At first blush it looks like the volume declines may be accelerating, however, weather and prior-year comparisons created some noise.
Across the industry, winter storms at the end of December pushed more freight into the month of January, providing an artificial bump to results. Also, the January tonnage comp (up 7.7% y/y in January 2022) was tame compared to the February comp (up 18.3%). All in, the first quarter will likely be no worse than the 9.1% y/y tonnage decline booked by the carrier in the fourth quarter.
Similar trends were reported by LTL competitor Saia (NASDAQ: SAIA), which provided a first-quarter update on Thursday.
It’s also worth noting that the declines come after nearly two years of volume increases, which propelled the industry to new highs.
“Old Dominion’s revenue results for February reflect continued softness in the domestic economy,” Greg Gantt, president and CEO, stated in a news release. “While our revenue decreased on a year-over-year basis, we believe our LTL shipments per day have largely stabilized and our yield continued to improve.”
Revenue per day was down 2.9% y/y in February, which followed a 4.2% increase in January. The revenue comps were tough for both periods, with February (revenue up 38.3% y/y in February 2022) facing the more difficult of the two (up 25.7% y/y in January 2022).
When stacking the last three January-February periods, the carrier’s daily revenue is 45% higher.
While demand sagged, yield metrics stepped higher. For the first two months of the quarter, revenue per hundredweight was up 12.1% y/y, 8.6% higher excluding fuel surcharges. The increase in yield is on top of 16.8% growth in the same period of 2022.
Old Dominion has been one of the more bullish LTL carriers regarding the outlook for 2023. While most have signaled the likelihood of a back-half inflection in demand, Old Dominion maintained its view that volumes could turn as soon as this spring on its fourth-quarter call with analysts.
However, that forecast faces a slowing in industrial demand.
Institute for Supply Management data showed a fourth straight month of contraction in manufacturing activity during February.
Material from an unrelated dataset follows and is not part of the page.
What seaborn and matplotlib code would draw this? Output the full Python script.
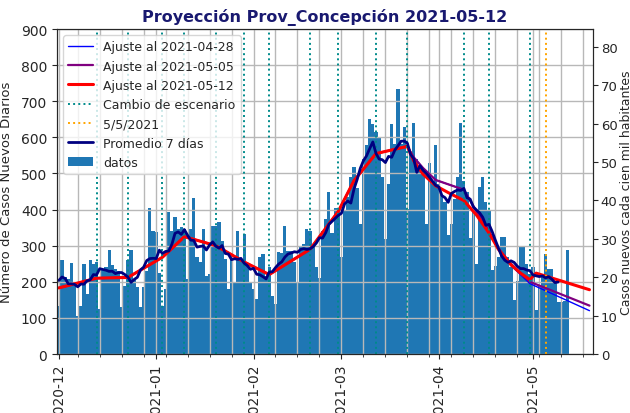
import pandas as pd
import matplotlib
matplotlib.use("Agg")
import matplotlib.pyplot as plt
import matplotlib.dates as mdates
import seaborn as sns

# casos diarios desde 2020-12-01
inicio = "2020-12-01"
casos = [
    134, 261, 212, 208, 251, 189, 106, 134, 249, 166,
    261, 249, 254, 126, 235, 240, 289, 246, 235, 231,
    129, 189, 260, 289, 208, 185, 129, 185, 231, 403,
    342, 337, 223, 134, 180, 394, 340, 380, 346, 353,
    346, 208, 346, 431, 270, 254, 346, 217, 222, 354,
    354, 366, 314, 263, 180, 272, 200, 342, 258, 332,
    250, 200, 180, 152, 270, 277, 217, 240, 162, 138,
    282, 280, 355, 286, 284, 254, 198, 300, 305, 345,
    340, 300, 240, 210, 340, 375, 448, 335, 405, 400,
    268, 397, 434, 489, 517, 461, 360, 540, 580, 651,
    637, 614, 600, 489, 318, 471, 637, 582, 734, 582,
    628, 402, 560, 640, 540, 520, 500, 360, 530, 470,
    580, 470, 440, 420, 330, 360, 430, 490, 640, 480,
    450, 320, 400, 250, 463, 489, 420, 395, 233, 245,
    268, 325, 323, 268, 240, 150, 203, 297, 295, 249,
    222, 240, 122, 190, 215, 277, 235, 235, 203, 143,
    143, 148, 288,
]

# fechas de cambio de escenario
escenarios = ["2020-12-13", "2020-12-23", "2021-01-03", "2021-01-10", "2021-01-20",
              "2021-01-29", "2021-02-06", "2021-02-19", "2021-02-28", "2021-03-12",
              "2021-03-22", "2021-04-09", "2021-04-17", "2021-04-30"]
fecha_55 = "2021-05-05"
poblacion = 1063000

# tramo comun de los ajustes
base_fechas = ["2020-12-01", "2020-12-13", "2020-12-23", "2021-01-03", "2021-01-10",
               "2021-01-20", "2021-01-29", "2021-02-06", "2021-02-19", "2021-02-28",
               "2021-03-05", "2021-03-12", "2021-03-22"]
base_vals = [183, 210, 212, 268, 325, 300, 255, 220, 290, 395, 480, 555, 575]

# ajuste al 2021-05-12
aj12_fechas = ["2021-03-24", "2021-03-27", "2021-03-31", "2021-04-04", "2021-04-09",
               "2021-04-13", "2021-04-17", "2021-04-20", "2021-04-24", "2021-04-27",
               "2021-04-30", "2021-05-02", "2021-05-19"]
aj12_vals = [535, 498, 466, 447, 425, 385, 335, 290, 247, 224, 206, 224, 178]

# ajuste al 2021-05-05
aj05_fechas = ["2021-03-24", "2021-03-27", "2021-03-31", "2021-04-04", "2021-04-09",
               "2021-04-13", "2021-04-17", "2021-04-20", "2021-04-24", "2021-04-27",
               "2021-04-30", "2021-05-19"]
aj05_vals = [545, 515, 482, 470, 455, 395, 340, 292, 250, 225, 200, 134]

# ajuste al 2021-04-28
aj28_fechas = ["2021-03-24", "2021-03-27", "2021-03-31", "2021-04-04", "2021-04-09",
               "2021-04-13", "2021-04-17", "2021-04-20", "2021-04-24", "2021-04-27",
               "2021-04-30", "2021-05-19"]
aj28_vals = [545, 515, 482, 470, 455, 395, 338, 288, 245, 220, 195, 120]

df = pd.DataFrame({"fecha": pd.date_range(inicio, periods=len(casos), freq="D"),
                   "casos": casos})
df["prom7"] = df["casos"].rolling(7, center=True, min_periods=4).mean()
df.loc[df.index[-3:], "prom7"] = None


def ajuste(fechas, vals):
    return pd.DataFrame({"fecha": pd.to_datetime(base_fechas + fechas),
                         "valor": base_vals + vals})


sns.set_style("ticks")
plt.rcParams["font.family"] = ["DejaVu Sans"]

fig, ax = plt.subplots(figsize=(6.3, 4.14), dpi=100)
fig.subplots_adjust(left=0.0905, right=0.9413, top=0.9275, bottom=0.1425)

ax.bar(df["fecha"], df["casos"], width=1.0, color="#1f77b4", linewidth=0,
       label="datos")

sns.lineplot(data=ajuste(aj28_fechas, aj28_vals), x="fecha", y="valor", ax=ax,
             color="blue", linewidth=1.0, label="Ajuste al 2021-04-28")
sns.lineplot(data=ajuste(aj05_fechas, aj05_vals), x="fecha", y="valor", ax=ax,
             color="purple", linewidth=1.6, label="Ajuste al 2021-05-05")
sns.lineplot(data=ajuste(aj12_fechas, aj12_vals), x="fecha", y="valor", ax=ax,
             color="red", linewidth=2.2, label="Ajuste al 2021-05-12")

for i, f in enumerate(escenarios):
    ax.axvline(pd.Timestamp(f), color="darkcyan", linestyle=":", linewidth=1.4,
               label="Cambio de escenario" if i == 0 else None)
ax.axvline(pd.Timestamp(fecha_55), color="orange", linestyle=":", linewidth=1.4,
           label="5/5/2021")

sns.lineplot(data=df, x="fecha", y="prom7", ax=ax, color="navy", linewidth=2.0,
             label="Promedio 7 días")

ax.set_xlim(pd.Timestamp("2020-11-30 10:00"), pd.Timestamp("2021-05-20 03:00"))
ax.set_ylim(0, 900)
ax.set_yticks(range(0, 901, 100))
ax.xaxis.set_major_locator(mdates.MonthLocator())
ax.xaxis.set_major_formatter(mdates.DateFormatter("%Y-%m"))
ax.xaxis.set_minor_locator(mdates.WeekdayLocator(byweekday=mdates.MO))
ax.tick_params(axis="x", labelrotation=90, labelsize=10)
ax.tick_params(axis="y", labelsize=10)
ax.set_axisbelow("line")
ax.grid(True, which="both", color="#b8b8b8", linewidth=1.0)
ax.set_xlabel("")
ax.set_ylabel("Número de Casos Nuevos Diarios", fontsize=9.5)
ax.yaxis.set_label_coords(-0.083, 0.5)
ax.set_title("Proyección Prov_Concepción 2021-05-12", fontsize=11.5,
             fontweight="bold", color="midnightblue")
ax.legend(loc="upper left", fontsize=9)

ax2 = ax.twinx()
ax2.set_ylim(0, 900 * 100000 / poblacion)
ax2.set_yticks(range(0, 81, 10))
ax2.tick_params(axis="y", labelsize=9.5, pad=2)
ax2.set_ylabel("Casos nuevos cada cien mil habitantes", fontsize=9)
ax2.yaxis.set_label_coords(1.05, 0.5)
ax2.grid(False)

fig.savefig("out.png", dpi=100)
The Manufacturing Purchasing Managers’ Index displayed a reading of 47.7, below the neutral level of 50. Index components like new orders, production and order backlog continued to contract during the month.
Old Dominion said Wednesday that its head of sales, Greg Plemmons, will take over as the company’s EVP and chief operating officer effective July 1. He will succeed Marty Freeman, who will become president and CEO at the same time.